The initiative will focus on enabling proxy voting, corporate actions, and disclosures to be managed across both traditional and tokenised securities within existing workflows.
The platform allows public companies, funds, broker-dealers, wealth managers, and retail and institutional investors to administer governance activity regardless of how their assets are held. The announcement positions Broadridge's governance infrastructure as a complement to its existing tokenisation operations, which currently process USD 8 trillion in tokenised assets per month.
Galaxy will use Broadridge's platform for its upcoming annual shareholder meeting and vote in May 2026. The deployment marks one of the first instances of on-chain proxy voting being used by a publicly listed company in the US.
Proxy votes will be recorded on a blockchain infrastructure based on Avalanche's layer-1 network and subsequently distributed across multiple blockchains. Through integration with Broadridge's ProxyVote platform, investors accessing digital wallets will be able to receive materials, confirm holdings, and submit votes with a verifiable record on-chain.
Single view across all holding types
A central feature of the solution is its consolidation of governance activity across registered, beneficial, and tokenised holdings into a unified issuer view. This approach is designed to remove fragmentation for companies that issue tokenised shares alongside traditional shares and need consistent oversight of governance activity across all categories.
The platform is built to accommodate both issuer-sponsored and third-party-sponsored tokenised securities, reflecting the varied models currently emerging in digital asset markets. Broadridge has framed this compatibility as a requirement for supporting the sector as market structures continue to evolve.

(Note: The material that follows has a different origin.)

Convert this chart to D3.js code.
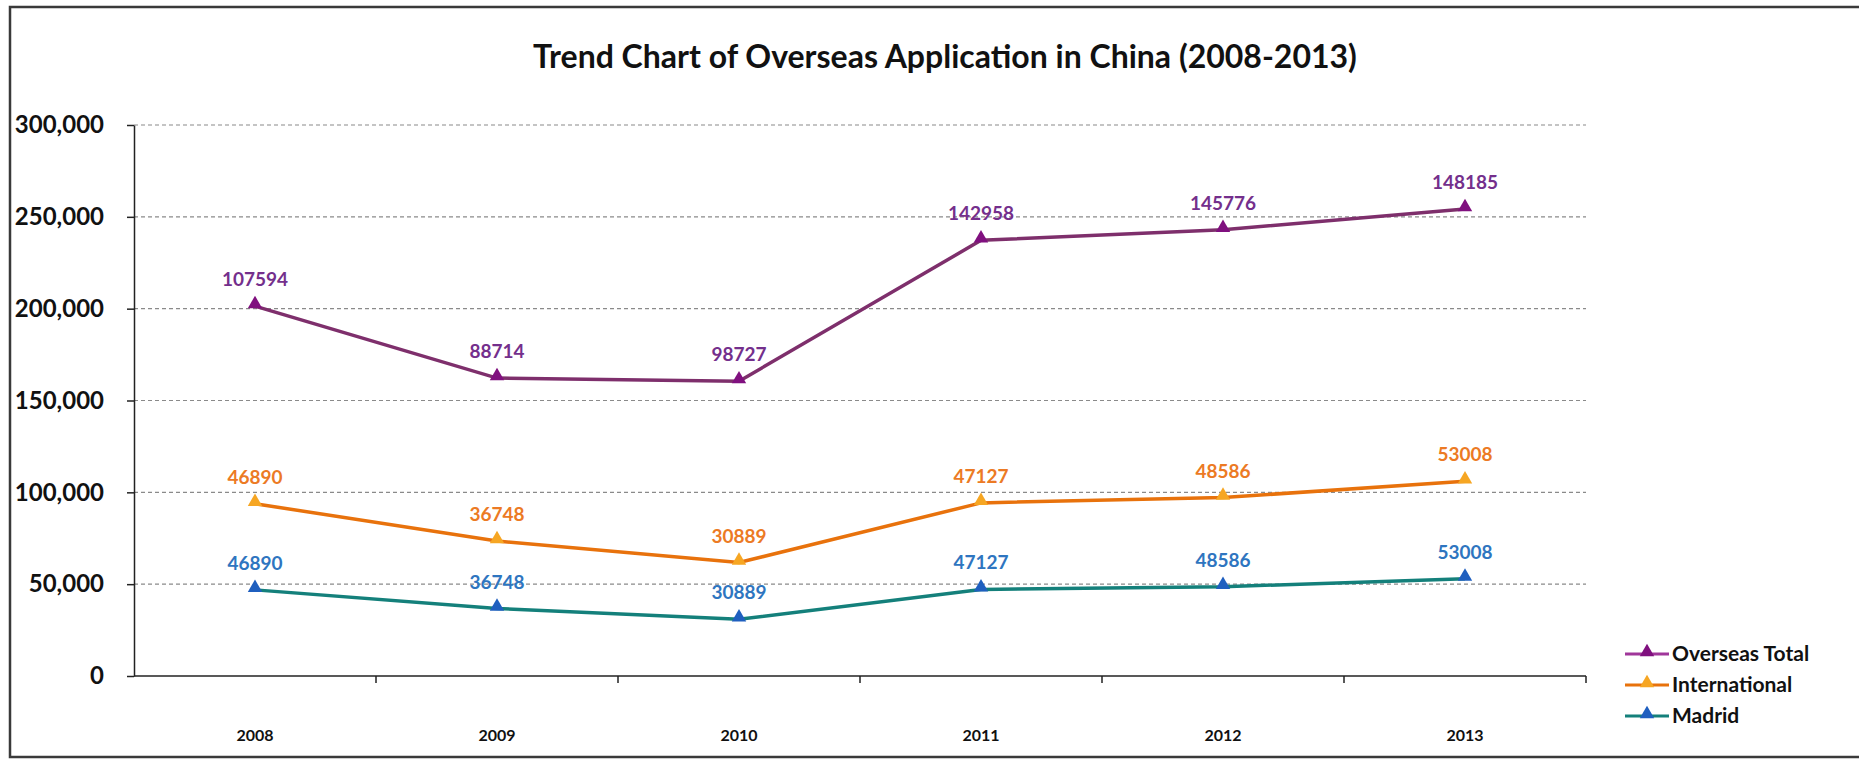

Tokenisation in financial services has gained significant traction in recent years, with major financial institutions and infrastructure providers moving beyond pilots to production-scale deployments. Governance infrastructure, which cover shareholder rights such as proxy voting and corporate actions, has lagged behind the pace of tokenisation itself, creating a structural gap as more securities are represented digitally on-chain.
Broadridge's move to close that gap through a production deployment with a listed public company signals a shift from theoretical capability to live market function. The ability to manage governance across both legacy and tokenised holdings in a single workflow also addresses a practical challenge for issuers navigating a transitional period in capital markets, where both formats are likely to coexist for some years.